Three days after that, I caught my daughter teaching her younger sister ‘Ole’s at the wheel’. Now they know all the words and sing it regularly. Everything above is of course not to be taken absolutely seriously. She chooses her own way in life, but when I hear both of them giggling and singing ‘We’ve got Sanchez, Paul Pogba and Fred’ it makes my heart soar. When I hear her say that Manchester is her favourite city too.

The work to make sure they become United fans is nearly done, but victory against Barcelona in the Champions League quarter-finals will surely seal it. If those kids can go into school the next day with United having won then I can't think of a better scenario. My wife tells me there are more important things in the world to worry about.

Victory for United over Barça is, sadly, improbable. Barça are the best team in Spain, better than Real Madrid, who have been the best team in the world for four of the last five years. Barça have the second leg at home, where they routinely move up through the gears and get stronger as the game goes on.

Teams struggle to get the ball from them, though Lyon had a decent 15-minute spell on Wednesday. Barça have Lionel Messi, the best player in the world. He’s in form, too. Dazzling form. So is Gerard Pique and if you ask Barça fans who the best goalkeeper in the world is, they won't say David de Gea. Marc Andre Ter Stegen is magnificent.

But come on. United have beaten Juventus and Paris Saint-Germain away this season, the latter with a virtual B team. There is always hope. I’ve watched Barça lose at home to Betis and drop points at home to Girona, Athletic Bilbao and Valencia.

The Catalans should win a seventh La Liga title in a decade and they’re in a fifth consecutive Copa del Rey final (having won the previous four). Barca stretched their unbeaten home run in Europe to 30 matches when they battered Lyon 5-1 on Wednesday. Messi was sublime, as was Ousmane Dembele when he came on, but the young Frenchman is injured and might not be back for the United games in April.

Barça are spectacular, but they’re not unbeatable. Most Barça fans may be hard to please but they still don’t consider this side a vintage one. Not yet. It’s a pragmatic, effective team, one good enough to outclass Madrid in the Bernabeu almost whenever they play.
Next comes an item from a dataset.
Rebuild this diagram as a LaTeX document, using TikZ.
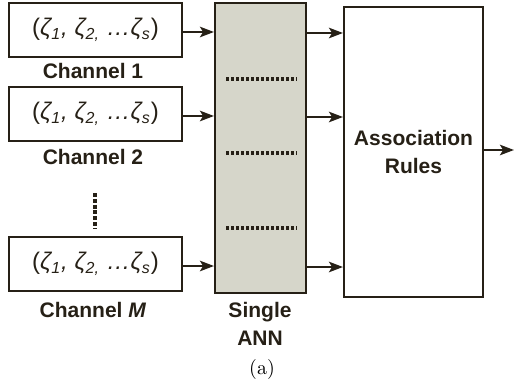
\documentclass[tikz,border=0pt]{standalone}
\usepackage{fontspec}
\setsansfont{Liberation Sans}
\usetikzlibrary{arrows.meta,calc,positioning}
\definecolor{ink}{RGB}{38,32,22}
\definecolor{annfill}{RGB}{214,214,202}
\newcommand{\zetavec}{(\textit{ζ\textsubscript{1}, ζ\textsubscript{2,} …ζ\textsubscript{s}})}

\begin{document}
\begin{tikzpicture}[x=.5pt,y=-.5pt,font=\sffamily,>={Stealth[length=7pt,width=5.2pt,inset=1.6pt]},
  chbox/.style={draw=ink,line width=1pt,text=ink,minimum width=86.5pt,minimum height=27pt,inner sep=0pt,font=\sffamily\fontsize{12}{14}\selectfont},
  tallbox/.style={draw=ink,line width=1pt,minimum height=145pt,inner sep=0pt},
  lbl/.style={text=ink,font=\sffamily\bfseries\fontsize{10.5}{14}\selectfont,align=center},
  arr/.style={->,ink,line width=1.4pt}]
 \useasboundingbox (0,0) rectangle (514,385);
 % channel inputs
 \node[chbox] (ch1) at (95.5,30) {\zetavec};
 \node[chbox] (ch2) at (95.5,114) {\zetavec};
 \node[chbox] (chM) at (95.5,264) {\zetavec};
 \node[lbl] (lbl1) at (93,71) {Channel 1};
 \node[lbl] (lbl2) at (93,157) {Channel 2};
 \node[lbl] (lblM) at (93,310) {Channel \textit{M}};
 \draw[ink,line width=2.3pt,dash pattern=on 2pt off .9pt] (95,193)--(95,228);
 % the network and the rules
 \node[tallbox,fill=annfill,minimum width=45.5pt] (ann) at (260.5,148) {};
 \node[tallbox,fill=white,minimum width=69.5pt,lbl] (rules) at (413.5,152) {Association\\Rules};
 \node[lbl] (annlbl) at (260,324) {Single\\ANN};
 \foreach \y in {79,153,228}{
  \draw[ink,line width=1.6pt,dash pattern=on 1.6pt off .9pt] (226,\y)--(297,\y);
 }
 \foreach \c in {ch1,ch2,chM}{
  \draw[arr] ($(\c.east)+(0,2)$) -- ($(\c.east -| ann.west)+(0,2)$);
  \draw[arr] ($(\c.east -| ann.east)+(0,3)$) -- ($(\c.east -| rules.west)+(0,3)$);
 }
 \coordinate (out) at (514,150);
 \draw[arr] (rules.east |- out) -- (out);
 \node[font=\rmfamily\fontsize{10}{12}\selectfont] (cap) at (262,369) {(a)};
\end{tikzpicture}
\end{document}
They can – and do – turn on the absolute magic in games as they did when they beat Spurs at Wembley earlier in the season, but they’ve had their wobbles and their issues. Coutinho has not had an impressive season, Luis Suarez – who’ll get a wonderful reception at Old Trafford – has endured fallow periods. When no-nonsense coach Ernesto Valverde recently signed a contract to stay for next season, it wasn’t a given.

And it’s wonderful that these two giants of world football have been drawn together in a home and away tie for the first time in 11 years. This is what football should be about and if the games are half as good as they were the teams met in 1994 (ignore the away leg) and 1998, if it’s half as absorbing and exhausting as in 2008, we’re in for a treat.